Sales Compensation

Test Your Knowledge

Each company’s go-to-market strategy is unique to its products, buyers and growth ambitions. Often, the configuration of sales jobs is unique, too. This uniqueness answers a common question. Now answer this: Should sales compensation plan designs match competitor practices: true or false?

The answer: false. Sales compensation practices should reflect the company’s sales job design. If jobs are unique, then so are the pay plans. Yes, compensation pay levels should be competitive, but pay plan designs should be unique.

The following are some additional observations about sales compensation plans. Some are true, some are false. Ready to test your knowledge?

Rate the following statements as true or false.
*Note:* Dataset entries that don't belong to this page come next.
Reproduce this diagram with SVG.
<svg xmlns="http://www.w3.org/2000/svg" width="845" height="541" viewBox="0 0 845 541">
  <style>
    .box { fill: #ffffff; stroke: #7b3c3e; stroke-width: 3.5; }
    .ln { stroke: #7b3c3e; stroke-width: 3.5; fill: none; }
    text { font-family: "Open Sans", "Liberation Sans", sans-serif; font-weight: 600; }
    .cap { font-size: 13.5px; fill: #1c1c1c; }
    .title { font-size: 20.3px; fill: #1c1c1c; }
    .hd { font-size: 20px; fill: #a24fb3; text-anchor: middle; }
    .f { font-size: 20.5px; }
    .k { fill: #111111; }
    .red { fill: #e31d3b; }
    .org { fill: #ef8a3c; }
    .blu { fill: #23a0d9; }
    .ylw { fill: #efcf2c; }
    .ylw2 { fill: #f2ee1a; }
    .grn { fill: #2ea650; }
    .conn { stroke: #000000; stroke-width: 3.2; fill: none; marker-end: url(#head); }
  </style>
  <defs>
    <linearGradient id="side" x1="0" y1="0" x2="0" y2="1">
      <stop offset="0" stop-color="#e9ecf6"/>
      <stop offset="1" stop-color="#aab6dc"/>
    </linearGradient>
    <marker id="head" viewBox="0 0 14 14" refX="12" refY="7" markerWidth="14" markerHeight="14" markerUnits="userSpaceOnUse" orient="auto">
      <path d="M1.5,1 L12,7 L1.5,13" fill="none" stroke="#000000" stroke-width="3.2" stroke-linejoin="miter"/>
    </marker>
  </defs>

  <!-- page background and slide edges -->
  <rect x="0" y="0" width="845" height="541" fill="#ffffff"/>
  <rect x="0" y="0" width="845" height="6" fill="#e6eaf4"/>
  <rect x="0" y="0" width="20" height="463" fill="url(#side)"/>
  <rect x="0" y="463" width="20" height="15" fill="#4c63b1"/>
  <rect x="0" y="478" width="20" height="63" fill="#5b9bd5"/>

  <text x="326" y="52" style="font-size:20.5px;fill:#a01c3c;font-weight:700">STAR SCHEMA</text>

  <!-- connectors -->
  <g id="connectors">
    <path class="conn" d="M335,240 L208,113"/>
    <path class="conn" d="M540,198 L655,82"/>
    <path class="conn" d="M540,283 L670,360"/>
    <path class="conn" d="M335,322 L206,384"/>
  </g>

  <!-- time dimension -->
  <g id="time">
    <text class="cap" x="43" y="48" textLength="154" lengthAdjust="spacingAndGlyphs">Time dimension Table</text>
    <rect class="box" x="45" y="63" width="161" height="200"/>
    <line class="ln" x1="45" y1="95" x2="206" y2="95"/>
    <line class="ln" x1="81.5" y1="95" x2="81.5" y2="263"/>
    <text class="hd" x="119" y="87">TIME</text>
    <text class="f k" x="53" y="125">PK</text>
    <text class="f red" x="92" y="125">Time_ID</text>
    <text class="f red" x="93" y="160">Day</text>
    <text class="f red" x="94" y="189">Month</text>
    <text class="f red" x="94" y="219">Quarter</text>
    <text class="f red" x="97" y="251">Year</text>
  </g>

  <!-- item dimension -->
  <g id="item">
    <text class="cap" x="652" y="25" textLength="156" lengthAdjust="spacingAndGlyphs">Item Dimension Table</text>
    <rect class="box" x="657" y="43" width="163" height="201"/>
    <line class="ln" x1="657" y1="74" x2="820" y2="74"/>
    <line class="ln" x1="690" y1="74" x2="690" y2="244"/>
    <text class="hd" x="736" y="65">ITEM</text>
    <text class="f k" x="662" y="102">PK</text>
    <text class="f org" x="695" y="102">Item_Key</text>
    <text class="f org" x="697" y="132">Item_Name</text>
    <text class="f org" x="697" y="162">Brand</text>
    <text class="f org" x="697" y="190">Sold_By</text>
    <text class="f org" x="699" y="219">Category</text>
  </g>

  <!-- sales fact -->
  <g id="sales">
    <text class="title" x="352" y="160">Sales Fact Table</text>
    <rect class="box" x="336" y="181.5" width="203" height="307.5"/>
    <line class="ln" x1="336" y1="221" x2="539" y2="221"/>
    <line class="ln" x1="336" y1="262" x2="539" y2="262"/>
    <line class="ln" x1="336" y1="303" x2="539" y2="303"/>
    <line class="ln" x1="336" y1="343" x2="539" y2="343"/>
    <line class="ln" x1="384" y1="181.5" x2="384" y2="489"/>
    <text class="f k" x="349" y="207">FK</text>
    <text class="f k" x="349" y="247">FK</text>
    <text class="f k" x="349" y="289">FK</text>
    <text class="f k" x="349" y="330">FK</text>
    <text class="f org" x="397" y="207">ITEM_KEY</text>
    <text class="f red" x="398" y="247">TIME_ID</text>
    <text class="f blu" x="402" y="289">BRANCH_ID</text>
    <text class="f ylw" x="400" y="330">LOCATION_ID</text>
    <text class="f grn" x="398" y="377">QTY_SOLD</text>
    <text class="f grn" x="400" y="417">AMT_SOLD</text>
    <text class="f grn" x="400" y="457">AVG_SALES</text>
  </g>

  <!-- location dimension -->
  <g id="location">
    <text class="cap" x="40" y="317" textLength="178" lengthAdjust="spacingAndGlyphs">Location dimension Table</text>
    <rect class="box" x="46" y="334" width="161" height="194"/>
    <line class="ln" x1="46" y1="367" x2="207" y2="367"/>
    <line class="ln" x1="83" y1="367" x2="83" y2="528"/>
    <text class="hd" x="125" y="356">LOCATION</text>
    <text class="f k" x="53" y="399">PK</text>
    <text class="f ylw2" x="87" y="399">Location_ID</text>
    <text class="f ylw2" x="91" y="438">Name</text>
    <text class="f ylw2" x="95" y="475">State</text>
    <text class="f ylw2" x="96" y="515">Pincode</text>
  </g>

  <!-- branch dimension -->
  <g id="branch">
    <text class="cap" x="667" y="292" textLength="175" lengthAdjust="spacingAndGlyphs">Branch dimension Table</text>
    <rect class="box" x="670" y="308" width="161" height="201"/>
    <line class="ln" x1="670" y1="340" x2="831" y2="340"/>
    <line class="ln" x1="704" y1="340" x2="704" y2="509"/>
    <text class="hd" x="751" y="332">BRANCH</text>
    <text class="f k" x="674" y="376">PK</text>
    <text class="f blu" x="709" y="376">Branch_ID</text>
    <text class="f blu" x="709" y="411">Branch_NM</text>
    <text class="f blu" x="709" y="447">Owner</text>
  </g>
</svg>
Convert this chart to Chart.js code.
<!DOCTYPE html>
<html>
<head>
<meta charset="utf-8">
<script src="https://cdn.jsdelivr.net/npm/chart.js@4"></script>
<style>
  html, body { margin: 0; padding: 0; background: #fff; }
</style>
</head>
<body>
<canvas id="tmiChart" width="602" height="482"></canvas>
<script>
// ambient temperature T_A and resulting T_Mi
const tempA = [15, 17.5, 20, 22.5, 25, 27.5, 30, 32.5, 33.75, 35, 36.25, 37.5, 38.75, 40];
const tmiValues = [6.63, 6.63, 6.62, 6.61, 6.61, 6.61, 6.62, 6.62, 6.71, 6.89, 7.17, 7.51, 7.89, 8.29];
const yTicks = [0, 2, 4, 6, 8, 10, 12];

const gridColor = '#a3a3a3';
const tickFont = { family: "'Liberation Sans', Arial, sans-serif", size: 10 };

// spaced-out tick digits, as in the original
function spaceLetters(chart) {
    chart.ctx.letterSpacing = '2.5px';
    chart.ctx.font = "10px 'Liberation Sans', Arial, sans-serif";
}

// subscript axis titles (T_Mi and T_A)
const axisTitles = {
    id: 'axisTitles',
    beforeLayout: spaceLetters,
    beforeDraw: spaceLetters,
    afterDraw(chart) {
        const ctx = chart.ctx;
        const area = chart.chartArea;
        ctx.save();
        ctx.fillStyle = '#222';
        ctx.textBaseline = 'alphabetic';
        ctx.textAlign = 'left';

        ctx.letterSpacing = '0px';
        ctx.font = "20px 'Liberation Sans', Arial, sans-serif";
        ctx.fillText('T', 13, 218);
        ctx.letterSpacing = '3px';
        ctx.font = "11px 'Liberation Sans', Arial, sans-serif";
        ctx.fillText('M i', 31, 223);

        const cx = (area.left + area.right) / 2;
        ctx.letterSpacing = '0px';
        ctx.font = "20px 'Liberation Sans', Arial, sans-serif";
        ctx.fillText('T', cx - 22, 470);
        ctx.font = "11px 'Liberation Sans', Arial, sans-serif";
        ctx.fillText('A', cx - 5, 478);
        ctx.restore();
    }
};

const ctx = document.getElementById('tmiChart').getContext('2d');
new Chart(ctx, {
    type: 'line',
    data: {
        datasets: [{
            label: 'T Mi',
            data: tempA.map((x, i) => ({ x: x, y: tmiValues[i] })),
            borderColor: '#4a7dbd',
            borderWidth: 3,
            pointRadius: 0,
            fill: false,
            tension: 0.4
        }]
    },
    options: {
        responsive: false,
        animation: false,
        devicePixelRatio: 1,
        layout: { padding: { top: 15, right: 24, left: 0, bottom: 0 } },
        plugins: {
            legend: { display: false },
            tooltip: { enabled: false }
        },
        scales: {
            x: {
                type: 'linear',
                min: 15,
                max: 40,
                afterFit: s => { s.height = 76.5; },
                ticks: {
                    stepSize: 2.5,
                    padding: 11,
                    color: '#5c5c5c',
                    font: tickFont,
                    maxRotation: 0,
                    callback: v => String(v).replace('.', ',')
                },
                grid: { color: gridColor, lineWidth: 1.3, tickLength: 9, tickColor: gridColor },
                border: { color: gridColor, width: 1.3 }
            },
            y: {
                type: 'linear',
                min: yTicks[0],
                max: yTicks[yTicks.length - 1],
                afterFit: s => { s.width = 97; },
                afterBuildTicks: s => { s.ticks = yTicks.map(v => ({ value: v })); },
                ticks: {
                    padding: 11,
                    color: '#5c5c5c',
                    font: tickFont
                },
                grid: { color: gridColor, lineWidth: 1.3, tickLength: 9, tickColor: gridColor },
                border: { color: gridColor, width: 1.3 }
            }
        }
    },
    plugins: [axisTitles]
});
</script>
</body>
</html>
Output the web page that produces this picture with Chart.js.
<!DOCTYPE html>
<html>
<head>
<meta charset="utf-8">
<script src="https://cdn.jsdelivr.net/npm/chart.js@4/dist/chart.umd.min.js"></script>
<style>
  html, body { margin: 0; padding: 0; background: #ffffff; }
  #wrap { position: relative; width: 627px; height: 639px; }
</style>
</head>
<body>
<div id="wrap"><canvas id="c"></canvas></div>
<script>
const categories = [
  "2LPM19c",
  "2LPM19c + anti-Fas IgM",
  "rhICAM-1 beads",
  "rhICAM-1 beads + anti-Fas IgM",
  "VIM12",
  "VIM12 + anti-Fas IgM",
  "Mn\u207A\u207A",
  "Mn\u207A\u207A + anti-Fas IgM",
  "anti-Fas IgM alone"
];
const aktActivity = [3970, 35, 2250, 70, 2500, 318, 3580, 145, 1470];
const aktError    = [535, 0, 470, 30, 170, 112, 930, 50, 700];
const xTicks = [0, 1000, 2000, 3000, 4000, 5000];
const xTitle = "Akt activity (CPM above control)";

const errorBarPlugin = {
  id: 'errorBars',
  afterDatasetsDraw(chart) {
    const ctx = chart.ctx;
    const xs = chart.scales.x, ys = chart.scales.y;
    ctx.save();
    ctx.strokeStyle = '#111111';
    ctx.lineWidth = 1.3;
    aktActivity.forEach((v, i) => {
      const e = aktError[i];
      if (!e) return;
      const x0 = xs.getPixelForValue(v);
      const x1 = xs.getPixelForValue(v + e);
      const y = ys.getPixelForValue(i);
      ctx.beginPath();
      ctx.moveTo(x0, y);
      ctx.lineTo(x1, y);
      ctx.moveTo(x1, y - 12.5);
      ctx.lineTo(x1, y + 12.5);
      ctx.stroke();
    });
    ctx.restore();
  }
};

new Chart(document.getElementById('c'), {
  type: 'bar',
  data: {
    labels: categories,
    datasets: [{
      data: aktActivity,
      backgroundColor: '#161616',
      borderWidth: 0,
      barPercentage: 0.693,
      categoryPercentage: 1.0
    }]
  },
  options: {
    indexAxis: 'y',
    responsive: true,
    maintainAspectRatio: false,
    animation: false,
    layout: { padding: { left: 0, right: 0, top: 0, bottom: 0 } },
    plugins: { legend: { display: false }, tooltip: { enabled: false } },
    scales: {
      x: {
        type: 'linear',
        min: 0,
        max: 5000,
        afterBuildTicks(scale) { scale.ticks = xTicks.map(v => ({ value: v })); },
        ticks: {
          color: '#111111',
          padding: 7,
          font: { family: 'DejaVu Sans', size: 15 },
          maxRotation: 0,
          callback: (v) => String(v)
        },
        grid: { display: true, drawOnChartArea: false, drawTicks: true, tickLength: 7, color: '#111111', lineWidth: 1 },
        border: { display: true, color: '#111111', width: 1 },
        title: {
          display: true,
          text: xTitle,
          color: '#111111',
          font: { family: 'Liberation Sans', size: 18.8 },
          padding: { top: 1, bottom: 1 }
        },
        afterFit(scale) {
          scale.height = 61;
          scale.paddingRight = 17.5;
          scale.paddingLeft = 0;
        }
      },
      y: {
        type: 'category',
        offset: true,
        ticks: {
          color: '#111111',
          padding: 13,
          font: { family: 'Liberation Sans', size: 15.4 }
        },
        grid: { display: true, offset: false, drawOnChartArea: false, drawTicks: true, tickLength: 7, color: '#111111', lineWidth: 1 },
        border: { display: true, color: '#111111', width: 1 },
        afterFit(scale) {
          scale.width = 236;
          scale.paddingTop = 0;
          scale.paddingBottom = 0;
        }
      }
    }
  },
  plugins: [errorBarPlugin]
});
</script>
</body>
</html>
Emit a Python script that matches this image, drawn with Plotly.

  • Sales compensation works. True or False
  • Salespeople are only money motivated. True or False
  • Sales incentives are the same as sales compensation. True or False
  • Sales management owns the sales compensation plan. True or False
  • Most sales leaders know everything about effective sales compensation design. True or False
  • Plans should seldom change. True or False
  • HR should design sales compensation formulas. True or False
  • Sales title rationalization is a good place to start. True or False
  • Sales compensation principles vary on a global basis. True or False

True or False—Our Analysis

Okay, let’s compare your responses to how we would rate these statements.

  • Sales compensation works. True. When following best-practice design principles for eligibility, mix, leverage, performance measure types and weighting, goal-setting best practices, and explicit crediting rules, management can produce powerful incentive formulas that encourage and reward exceptional selling performance. Sales compensation must align with other sales management programs to work effectively.
  • Salespeople are only money motivated. False. Yes, money—variable pay—plays a significant motivational role for salespeople. However, salespeople have the same ambitions and accountabilities as other employees. They want to succeed, learn, perform their jobs well, and receive recognition for a job well done. And, yes, they do want to be paid for sales success.
  • Sales incentives are the same as sales compensation. False. A common mistake is to use the phrase “sales incentives” when referring to sales compensation. They are not the same. Sales incentives are offered to buyers (“…year-end sales incentives on new cars…”). Sales compensation is for sellers. However, it’s okay to use the following phrases: “incentive pay plan” and “incentives paid to sellers.” In each case, the context confirms the word “incentive” is about payments to sellers. And, one other vocabulary advisory note: Sales commissions and sales compensation are not equivalent terms either. “Sales commission” is a narrow term describing a type of sales compensation formula. There are other formula types, e.g., bonus formulas. Use the expression “sales compensation” to reference all variable cash programs for sales personnel, which include sales commission formula as one of many.
  • Sales management owns the sales compensation plan. True. Sales compensation is a sales management supervisory tool. It is not an HR program. Making sales compensation work correctly is the responsibility of the sales leaders. Best practice utilizes a committee of stakeholders (sales leadership, sales operations, product management, HR and finance) to oversee effective design and administration.
  • Most sales leaders know everything about effective sales compensation design. False. Unfortunately, many sales leaders have not had the benefit of applying the vast array of design choices that are available. HR professionals can help by providing stakeholder education on key concepts in sales compensation by sharing the array of potential techniques.
  • Plans should seldom change. False. Most companies (more than 90%), make annual changes to their sales compensation plans. The most common change is altering the performance measures and their weights. However, as compared to sales representatives, the pay plans for producers (real estate agents, traders, manufacturer reps, financial advisors) seldom change.
  • HR should design sales compensation formulas. False. An assigned and educated task force of sales leaders, sales operations, finance and product management led by an HR professional often produces the best incentive designs.
  • Sales title rationalization is a good place to start. False. There may be merit to title consolidation, but this effort seldom solves sales compensation design challenges. A better process is to establish platform jobs. These jobs have the same job content, but may have dissimilar titles for various, compelling business reasons. The platform jobs (often a list containing far fewer jobs than the list of job titles) are the target population of jobs for incentive design efforts.
  • Sales compensation principles vary on a global basis. False. The data does not support wide global variance in sales compensation best-practice principles. What varies is the deployment of sales jobs. As sales jobs differ, so do the sales compensation plans. Yes, in some cases, government regulations impact plan design. And, in some countries, works councils will affect sales compensation design—all of which is worthy of navigation to ensure effective sales compensation plans.

Congratulations!
We are sure you got most if not all the answers right!

Sales compensation is a powerful management tool. When leadership provides well-designed pay plans—aligned with business objectives and motivational to sellers—the outcomes can produce accelerating revenue growth.